By Buffy Calvert
The Andes Town Board held a public hearing on June 9th to seek comments on a proposed amendment to the Andes Sewer Use Ordinance. They fielded many questions from the three Andes residents who showed up. Headed “FROZEN OUTFLOW,” the proposed amendment reads:
“During very cold seasons, the water must be run at a minimum to discourage frozen outflow. During such events, the Town District shall send a postcard to every property owner in the district authorizing such special usage. If, after receipt of such communication, the property owner fails to maintain the minimum flow and the service becomes frozen, the property owner must immediately inform the Town district. The thawing of the service must be accomplished by a technician/plumber pre-approved by the Town at the expense of the property owner. Failure to notify the Town District of the need to thaw the service shall cause a surcharge to the next sewer rate to be set from time to time by the District Board.”
Questions flew from the floor:
Isn’t the expression “During very cold seasons” too vague to give notice to the home owners?
Is the requirement: to “run water at a minimum to discourage frozen outflow” triggered by the receipt of the postcard or “very cold” temperatures?”
What is the “minimum”? A pencil’s circumference was deemed to be adequate by the Board members present. And only from one spigot.
All agreed that there was, in fact, no way to know whether or not any homeowner was running their water day and night by the proper amount. The purpose of the proposed law seemed to be to take the Town off the hook for repairing anyone’s freeze-up damage. All agreed that was a laudable goal, but not met by the proposal as worded.
A final objection challenged the authority of the Town fathers to dictate which plumber one could use. One resident claimed it was a question of individual freedom.
We didn’t even get to the question of how “failure to notify” could result in a surcharge on one’s sewer rent, amount at the whim of the Sewer Board.
The Town Council decided to table the proposed law for more study.
At the regular meeting, the Highway Department reported a flurry of road gradings and culvert repairs.
Superintendent Donnelly answered a pressing question: What was the story behind that big equipment blocking Main Street for the past few days? Gallons of extra water flooding the waste water treatment plant prompted action. A camera, sent down the line underground from end to end, discovered a break in the water line in front of Tay Home. Dig we must!

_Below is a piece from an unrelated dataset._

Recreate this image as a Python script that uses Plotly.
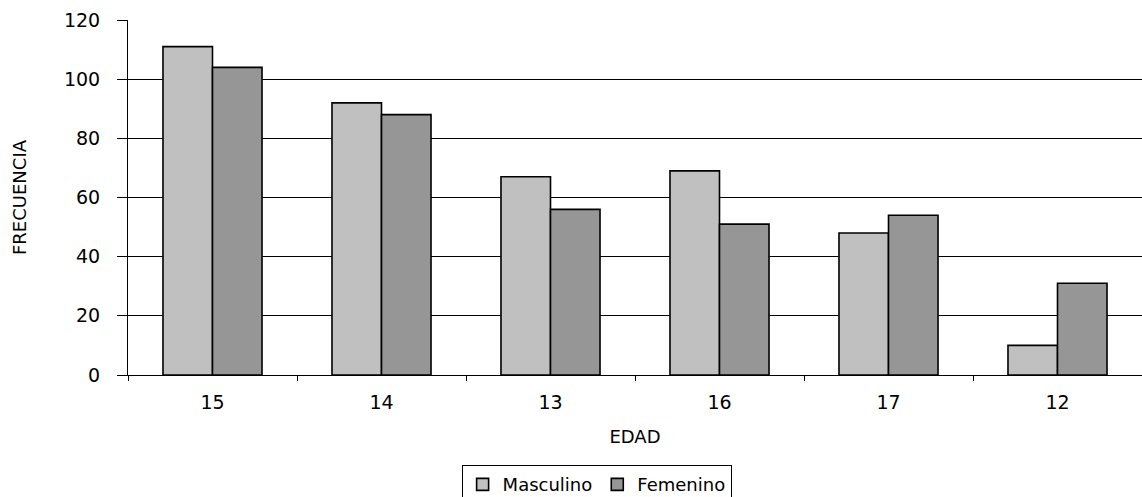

The Board agreed to add its support to MARK Project’s application for a $500,000 grant to give Andes’ and neighboring towns’ Main Street building owners up to $15,000 for façade repair and enhancement. Donnelly reported that Andes received $45,481 to use in Ballantine Park and that a group inspired by Scott Hill’s Anti-Rent War figures is planning a show on the subject.
Councilman Gladstone announced that so far one consulting firm has expressed interest in guiding the Flood Commission. Planning Board Chairman Frank Winkler will invite them to visit and explore the terrain.
Councilman Tom Joyce reported that the pool is being filled from the brook. Then the chlorine system can be hooked up. Lifeguards are on board. The Pool should open on schedule on June 29th.